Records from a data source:
----------

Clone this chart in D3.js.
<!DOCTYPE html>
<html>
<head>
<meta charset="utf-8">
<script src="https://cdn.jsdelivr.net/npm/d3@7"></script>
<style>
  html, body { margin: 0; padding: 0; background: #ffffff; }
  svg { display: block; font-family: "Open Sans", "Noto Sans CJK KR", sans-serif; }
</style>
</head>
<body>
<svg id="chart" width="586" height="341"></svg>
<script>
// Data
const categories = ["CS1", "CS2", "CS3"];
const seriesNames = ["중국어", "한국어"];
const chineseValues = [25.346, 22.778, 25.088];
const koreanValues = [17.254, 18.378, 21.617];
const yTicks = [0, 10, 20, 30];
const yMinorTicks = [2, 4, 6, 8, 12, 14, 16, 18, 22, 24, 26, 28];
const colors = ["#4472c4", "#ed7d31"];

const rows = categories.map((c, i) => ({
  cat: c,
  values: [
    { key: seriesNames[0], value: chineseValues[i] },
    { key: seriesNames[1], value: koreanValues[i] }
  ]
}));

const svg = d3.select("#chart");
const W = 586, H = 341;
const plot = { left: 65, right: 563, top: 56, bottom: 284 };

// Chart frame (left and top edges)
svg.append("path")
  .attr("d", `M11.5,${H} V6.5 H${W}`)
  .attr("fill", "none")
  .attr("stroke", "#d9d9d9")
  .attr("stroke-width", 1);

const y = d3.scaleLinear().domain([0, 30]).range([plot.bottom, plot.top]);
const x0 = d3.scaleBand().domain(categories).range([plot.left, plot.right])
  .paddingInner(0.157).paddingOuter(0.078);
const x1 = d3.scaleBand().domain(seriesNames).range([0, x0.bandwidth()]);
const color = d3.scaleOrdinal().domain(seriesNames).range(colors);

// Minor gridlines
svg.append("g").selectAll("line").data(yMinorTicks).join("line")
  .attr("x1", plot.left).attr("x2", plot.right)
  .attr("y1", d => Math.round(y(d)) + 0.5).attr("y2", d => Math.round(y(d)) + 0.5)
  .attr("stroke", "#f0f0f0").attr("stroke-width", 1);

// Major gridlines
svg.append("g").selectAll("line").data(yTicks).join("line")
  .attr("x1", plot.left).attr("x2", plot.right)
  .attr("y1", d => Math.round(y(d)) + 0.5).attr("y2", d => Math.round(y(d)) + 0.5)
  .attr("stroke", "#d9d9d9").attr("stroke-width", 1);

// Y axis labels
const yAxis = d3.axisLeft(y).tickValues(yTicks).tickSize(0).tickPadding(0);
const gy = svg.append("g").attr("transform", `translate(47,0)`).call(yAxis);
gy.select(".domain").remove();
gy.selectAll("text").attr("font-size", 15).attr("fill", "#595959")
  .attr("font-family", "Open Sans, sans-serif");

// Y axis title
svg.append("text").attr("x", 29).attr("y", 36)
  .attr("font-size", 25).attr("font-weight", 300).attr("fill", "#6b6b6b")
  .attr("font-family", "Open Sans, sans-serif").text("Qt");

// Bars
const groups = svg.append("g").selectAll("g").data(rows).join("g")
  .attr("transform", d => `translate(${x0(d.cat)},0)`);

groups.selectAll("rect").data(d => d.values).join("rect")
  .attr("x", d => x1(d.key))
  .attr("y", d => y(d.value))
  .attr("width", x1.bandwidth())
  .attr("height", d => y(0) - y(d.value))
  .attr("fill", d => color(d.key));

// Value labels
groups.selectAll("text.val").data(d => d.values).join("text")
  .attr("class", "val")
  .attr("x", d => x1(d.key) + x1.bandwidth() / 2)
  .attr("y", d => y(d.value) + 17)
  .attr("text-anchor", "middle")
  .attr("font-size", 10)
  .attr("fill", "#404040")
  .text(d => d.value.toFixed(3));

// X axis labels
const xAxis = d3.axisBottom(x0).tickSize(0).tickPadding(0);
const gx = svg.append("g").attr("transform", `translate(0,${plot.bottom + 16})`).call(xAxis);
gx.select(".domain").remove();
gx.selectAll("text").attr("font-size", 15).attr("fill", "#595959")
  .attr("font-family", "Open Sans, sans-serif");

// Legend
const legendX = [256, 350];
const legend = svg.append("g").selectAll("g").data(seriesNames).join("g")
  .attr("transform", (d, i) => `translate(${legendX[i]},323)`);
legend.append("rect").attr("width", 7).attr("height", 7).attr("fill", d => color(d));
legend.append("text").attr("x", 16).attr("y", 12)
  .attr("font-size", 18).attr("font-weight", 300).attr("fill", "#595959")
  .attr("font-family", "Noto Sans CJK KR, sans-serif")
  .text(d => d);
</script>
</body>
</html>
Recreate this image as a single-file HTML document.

----------

### Written exercise
Transcribe all lines as written.

### In response
Clone this chart in D3.js.
<!DOCTYPE html>
<html>
<head>
<meta charset="utf-8">
<script src="https://cdn.jsdelivr.net/npm/d3@7"></script>
<style>
  html, body { margin: 0; padding: 0; background: #ffffff; }
  svg { display: block; font-family: "Open Sans", "Noto Sans CJK KR", sans-serif; }
</style>
</head>
<body>
<svg id="chart" width="586" height="341"></svg>
<script>
// Data
const categories = ["CS1", "CS2", "CS3"];
const seriesNames = ["중국어", "한국어"];
const chineseValues = [25.346, 22.778, 25.088];
const koreanValues = [17.254, 18.378, 21.617];
const yTicks = [0, 10, 20, 30];
const yMinorTicks = [2, 4, 6, 8, 12, 14, 16, 18, 22, 24, 26, 28];
const colors = ["#4472c4", "#ed7d31"];

const rows = categories.map((c, i) => ({
  cat: c,
  values: [
    { key: seriesNames[0], value: chineseValues[i] },
    { key: seriesNames[1], value: koreanValues[i] }
  ]
}));

const svg = d3.select("#chart");
const W = 586, H = 341;
const plot = { left: 65, right: 563, top: 56, bottom: 284 };

// Chart frame (left and top edges)
svg.append("path")
  .attr("d", `M11.5,${H} V6.5 H${W}`)
  .attr("fill", "none")
  .attr("stroke", "#d9d9d9")
  .attr("stroke-width", 1);

const y = d3.scaleLinear().domain([0, 30]).range([plot.bottom, plot.top]);
const x0 = d3.scaleBand().domain(categories).range([plot.left, plot.right])
  .paddingInner(0.157).paddingOuter(0.078);
const x1 = d3.scaleBand().domain(seriesNames).range([0, x0.bandwidth()]);
const color = d3.scaleOrdinal().domain(seriesNames).range(colors);

// Minor gridlines
svg.append("g").selectAll("line").data(yMinorTicks).join("line")
  .attr("x1", plot.left).attr("x2", plot.right)
  .attr("y1", d => Math.round(y(d)) + 0.5).attr("y2", d => Math.round(y(d)) + 0.5)
  .attr("stroke", "#f0f0f0").attr("stroke-width", 1);

// Major gridlines
svg.append("g").selectAll("line").data(yTicks).join("line")
  .attr("x1", plot.left).attr("x2", plot.right)
  .attr("y1", d => Math.round(y(d)) + 0.5).attr("y2", d => Math.round(y(d)) + 0.5)
  .attr("stroke", "#d9d9d9").attr("stroke-width", 1);

// Y axis labels
const yAxis = d3.axisLeft(y).tickValues(yTicks).tickSize(0).tickPadding(0);
const gy = svg.append("g").attr("transform", `translate(47,0)`).call(yAxis);
gy.select(".domain").remove();
gy.selectAll("text").attr("font-size", 15).attr("fill", "#595959")
  .attr("font-family", "Open Sans, sans-serif");

// Y axis title
svg.append("text").attr("x", 29).attr("y", 36)
  .attr("font-size", 25).attr("font-weight", 300).attr("fill", "#6b6b6b")
  .attr("font-family", "Open Sans, sans-serif").text("Qt");

// Bars
const groups = svg.append("g").selectAll("g").data(rows).join("g")
  .attr("transform", d => `translate(${x0(d.cat)},0)`);

groups.selectAll("rect").data(d => d.values).join("rect")
  .attr("x", d => x1(d.key))
  .attr("y", d => y(d.value))
  .attr("width", x1.bandwidth())
  .attr("height", d => y(0) - y(d.value))
  .attr("fill", d => color(d.key));

// Value labels
groups.selectAll("text.val").data(d => d.values).join("text")
  .attr("class", "val")
  .attr("x", d => x1(d.key) + x1.bandwidth() / 2)
  .attr("y", d => y(d.value) + 17)
  .attr("text-anchor", "middle")
  .attr("font-size", 10)
  .attr("fill", "#404040")
  .text(d => d.value.toFixed(3));

// X axis labels
const xAxis = d3.axisBottom(x0).tickSize(0).tickPadding(0);
const gx = svg.append("g").attr("transform", `translate(0,${plot.bottom + 16})`).call(xAxis);
gx.select(".domain").remove();
gx.selectAll("text").attr("font-size", 15).attr("fill", "#595959")
  .attr("font-family", "Open Sans, sans-serif");

// Legend
const legendX = [256, 350];
const legend = svg.append("g").selectAll("g").data(seriesNames).join("g")
  .attr("transform", (d, i) => `translate(${legendX[i]},323)`);
legend.append("rect").attr("width", 7).attr("height", 7).attr("fill", d => color(d));
legend.append("text").attr("x", 16).attr("y", 12)
  .attr("font-size", 18).attr("font-weight", 300).attr("fill", "#595959")
  .attr("font-family", "Noto Sans CJK KR, sans-serif")
  .text(d => d);
</script>
</body>
</html>
Recreate this image as a single-file HTML document.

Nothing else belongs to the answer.